Retype only what runs from the first line of the records to the line with "var y = d3.scaleLog().domain([1e-6, 1e-3]).range([height, 0]);", inclusive, and no pictures.

□ □ □ □

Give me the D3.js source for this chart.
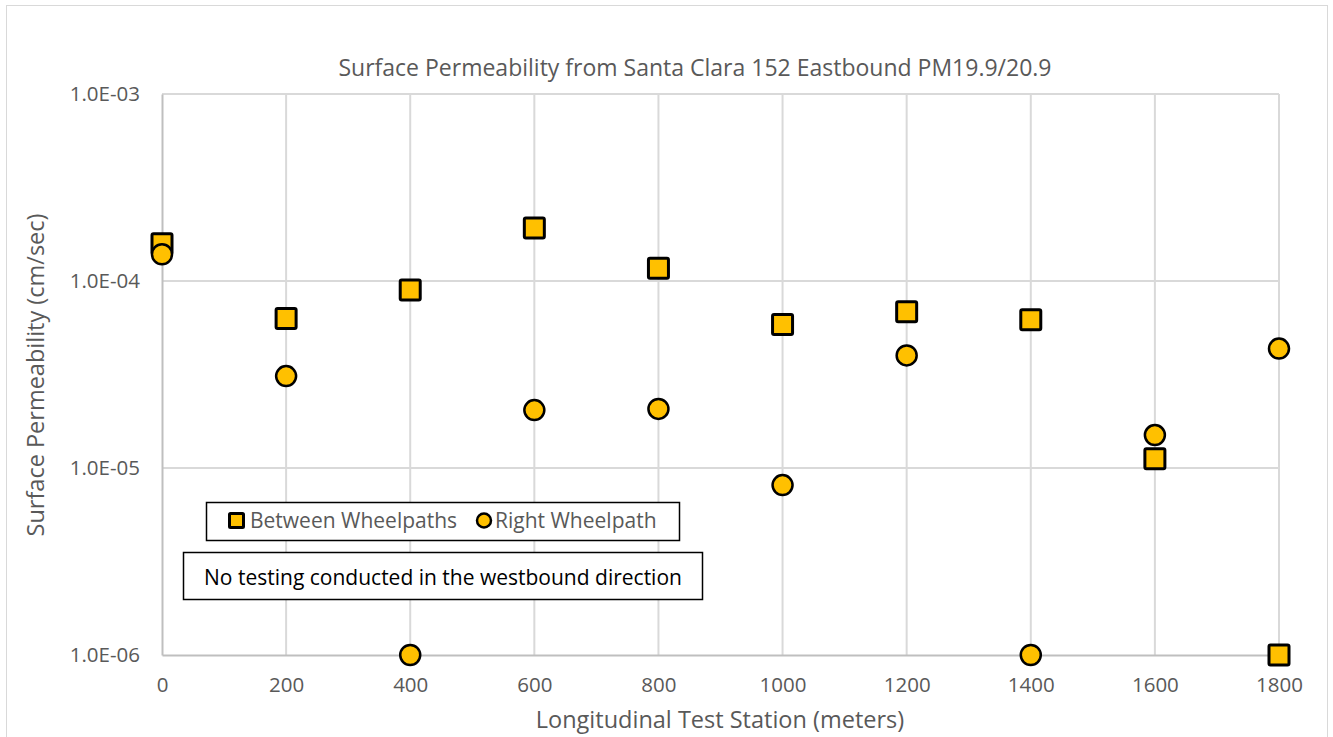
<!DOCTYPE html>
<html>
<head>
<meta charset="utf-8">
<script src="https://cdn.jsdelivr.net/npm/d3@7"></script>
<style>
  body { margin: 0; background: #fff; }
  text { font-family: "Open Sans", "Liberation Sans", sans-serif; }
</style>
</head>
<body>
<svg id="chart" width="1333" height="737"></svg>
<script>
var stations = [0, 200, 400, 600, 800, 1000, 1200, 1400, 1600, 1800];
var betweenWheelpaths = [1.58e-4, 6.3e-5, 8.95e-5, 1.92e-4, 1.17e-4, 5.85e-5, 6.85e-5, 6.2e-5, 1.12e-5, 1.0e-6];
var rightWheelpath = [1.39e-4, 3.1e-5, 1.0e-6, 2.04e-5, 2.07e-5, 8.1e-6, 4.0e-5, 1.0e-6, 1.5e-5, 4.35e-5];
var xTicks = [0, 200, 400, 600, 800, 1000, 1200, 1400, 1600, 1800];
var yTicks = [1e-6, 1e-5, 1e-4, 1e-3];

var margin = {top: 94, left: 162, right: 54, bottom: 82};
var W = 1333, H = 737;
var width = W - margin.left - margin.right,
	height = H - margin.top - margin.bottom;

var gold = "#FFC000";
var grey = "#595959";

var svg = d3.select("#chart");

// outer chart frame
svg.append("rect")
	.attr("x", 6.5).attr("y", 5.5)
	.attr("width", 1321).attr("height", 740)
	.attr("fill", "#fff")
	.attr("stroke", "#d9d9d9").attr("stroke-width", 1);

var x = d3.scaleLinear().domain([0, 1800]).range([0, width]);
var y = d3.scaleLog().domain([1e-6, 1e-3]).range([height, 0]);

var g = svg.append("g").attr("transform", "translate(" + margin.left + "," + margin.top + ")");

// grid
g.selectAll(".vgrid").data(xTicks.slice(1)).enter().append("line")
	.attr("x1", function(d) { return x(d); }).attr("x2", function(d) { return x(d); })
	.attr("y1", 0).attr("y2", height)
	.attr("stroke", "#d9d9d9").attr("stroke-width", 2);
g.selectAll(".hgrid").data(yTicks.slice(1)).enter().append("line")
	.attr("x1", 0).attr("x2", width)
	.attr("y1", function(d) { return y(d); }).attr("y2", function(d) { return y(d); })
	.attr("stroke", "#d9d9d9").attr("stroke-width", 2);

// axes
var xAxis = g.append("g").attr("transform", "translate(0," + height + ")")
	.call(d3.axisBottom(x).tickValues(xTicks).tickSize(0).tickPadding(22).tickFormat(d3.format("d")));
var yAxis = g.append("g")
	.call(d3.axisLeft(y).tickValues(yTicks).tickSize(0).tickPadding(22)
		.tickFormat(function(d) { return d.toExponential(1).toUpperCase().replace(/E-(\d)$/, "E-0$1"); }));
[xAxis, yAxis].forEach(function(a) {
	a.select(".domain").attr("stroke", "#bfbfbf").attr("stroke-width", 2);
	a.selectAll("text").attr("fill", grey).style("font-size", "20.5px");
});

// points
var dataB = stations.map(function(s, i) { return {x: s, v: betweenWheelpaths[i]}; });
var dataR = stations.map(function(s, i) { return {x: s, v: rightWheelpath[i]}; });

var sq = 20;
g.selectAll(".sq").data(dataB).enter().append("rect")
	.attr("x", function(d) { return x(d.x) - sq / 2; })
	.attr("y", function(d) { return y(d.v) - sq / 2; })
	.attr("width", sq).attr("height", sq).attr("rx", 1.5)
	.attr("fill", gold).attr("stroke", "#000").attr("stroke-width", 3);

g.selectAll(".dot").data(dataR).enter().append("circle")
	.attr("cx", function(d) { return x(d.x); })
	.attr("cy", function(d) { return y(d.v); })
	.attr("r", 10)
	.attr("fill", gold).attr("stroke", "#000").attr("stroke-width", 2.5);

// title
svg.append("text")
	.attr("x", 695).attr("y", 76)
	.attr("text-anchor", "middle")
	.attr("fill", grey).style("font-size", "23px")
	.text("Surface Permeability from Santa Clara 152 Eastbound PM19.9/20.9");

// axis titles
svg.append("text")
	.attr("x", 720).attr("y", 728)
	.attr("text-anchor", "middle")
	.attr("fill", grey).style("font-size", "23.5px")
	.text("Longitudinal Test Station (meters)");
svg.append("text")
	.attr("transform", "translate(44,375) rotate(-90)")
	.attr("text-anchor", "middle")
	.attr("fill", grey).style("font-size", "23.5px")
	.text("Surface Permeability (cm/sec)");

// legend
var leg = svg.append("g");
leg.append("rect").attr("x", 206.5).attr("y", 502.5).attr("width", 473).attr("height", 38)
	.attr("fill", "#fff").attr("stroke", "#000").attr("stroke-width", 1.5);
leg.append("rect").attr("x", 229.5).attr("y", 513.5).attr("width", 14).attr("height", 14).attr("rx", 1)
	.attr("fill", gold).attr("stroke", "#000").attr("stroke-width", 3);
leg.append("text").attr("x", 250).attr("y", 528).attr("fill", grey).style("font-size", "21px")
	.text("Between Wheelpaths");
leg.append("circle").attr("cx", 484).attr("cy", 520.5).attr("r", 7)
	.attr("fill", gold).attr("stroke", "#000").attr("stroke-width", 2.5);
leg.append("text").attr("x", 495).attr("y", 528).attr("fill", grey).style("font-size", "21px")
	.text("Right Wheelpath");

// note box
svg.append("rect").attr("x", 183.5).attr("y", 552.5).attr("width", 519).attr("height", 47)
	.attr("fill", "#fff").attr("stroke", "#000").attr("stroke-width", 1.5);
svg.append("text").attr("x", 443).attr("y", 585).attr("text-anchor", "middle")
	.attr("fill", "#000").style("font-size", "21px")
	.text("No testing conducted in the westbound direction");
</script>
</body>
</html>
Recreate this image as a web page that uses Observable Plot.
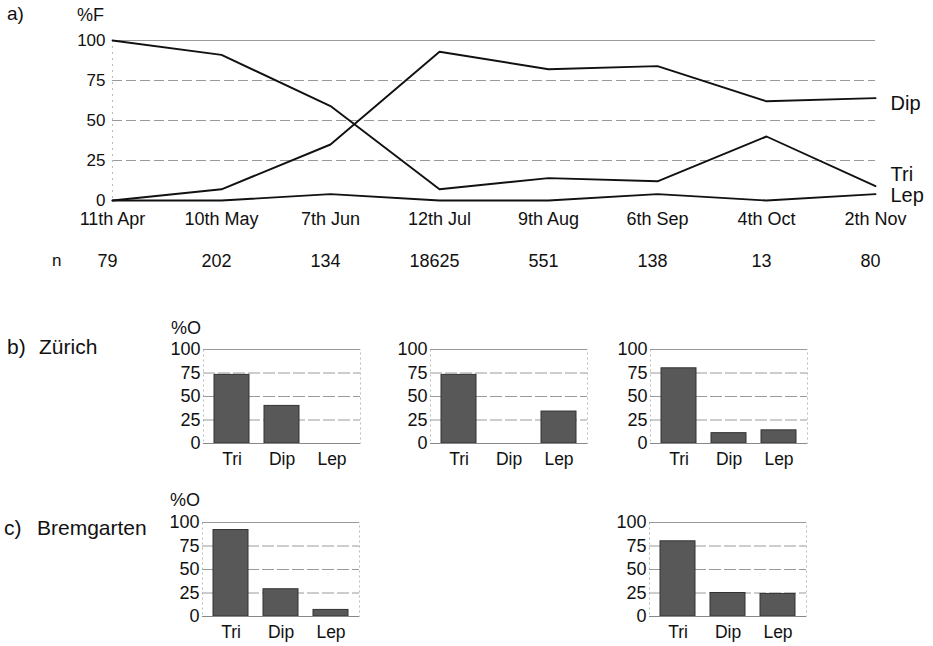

□ □ □ □

> [EXERCISE RESPONSE]:
Give me the D3.js source for this chart.
<!DOCTYPE html>
<html>
<head>
<meta charset="utf-8">
<script src="https://cdn.jsdelivr.net/npm/d3@7"></script>
<style>
  body { margin: 0; background: #fff; }
  text { font-family: "Open Sans", "Liberation Sans", sans-serif; }
</style>
</head>
<body>
<svg id="chart" width="1333" height="737"></svg>
<script>
var stations = [0, 200, 400, 600, 800, 1000, 1200, 1400, 1600, 1800];
var betweenWheelpaths = [1.58e-4, 6.3e-5, 8.95e-5, 1.92e-4, 1.17e-4, 5.85e-5, 6.85e-5, 6.2e-5, 1.12e-5, 1.0e-6];
var rightWheelpath = [1.39e-4, 3.1e-5, 1.0e-6, 2.04e-5, 2.07e-5, 8.1e-6, 4.0e-5, 1.0e-6, 1.5e-5, 4.35e-5];
var xTicks = [0, 200, 400, 600, 800, 1000, 1200, 1400, 1600, 1800];
var yTicks = [1e-6, 1e-5, 1e-4, 1e-3];

var margin = {top: 94, left: 162, right: 54, bottom: 82};
var W = 1333, H = 737;
var width = W - margin.left - margin.right,
	height = H - margin.top - margin.bottom;

var gold = "#FFC000";
var grey = "#595959";

var svg = d3.select("#chart");

// outer chart frame
svg.append("rect")
	.attr("x", 6.5).attr("y", 5.5)
	.attr("width", 1321).attr("height", 740)
	.attr("fill", "#fff")
	.attr("stroke", "#d9d9d9").attr("stroke-width", 1);

var x = d3.scaleLinear().domain([0, 1800]).range([0, width]);
var y = d3.scaleLog().domain([1e-6, 1e-3]).range([height, 0]);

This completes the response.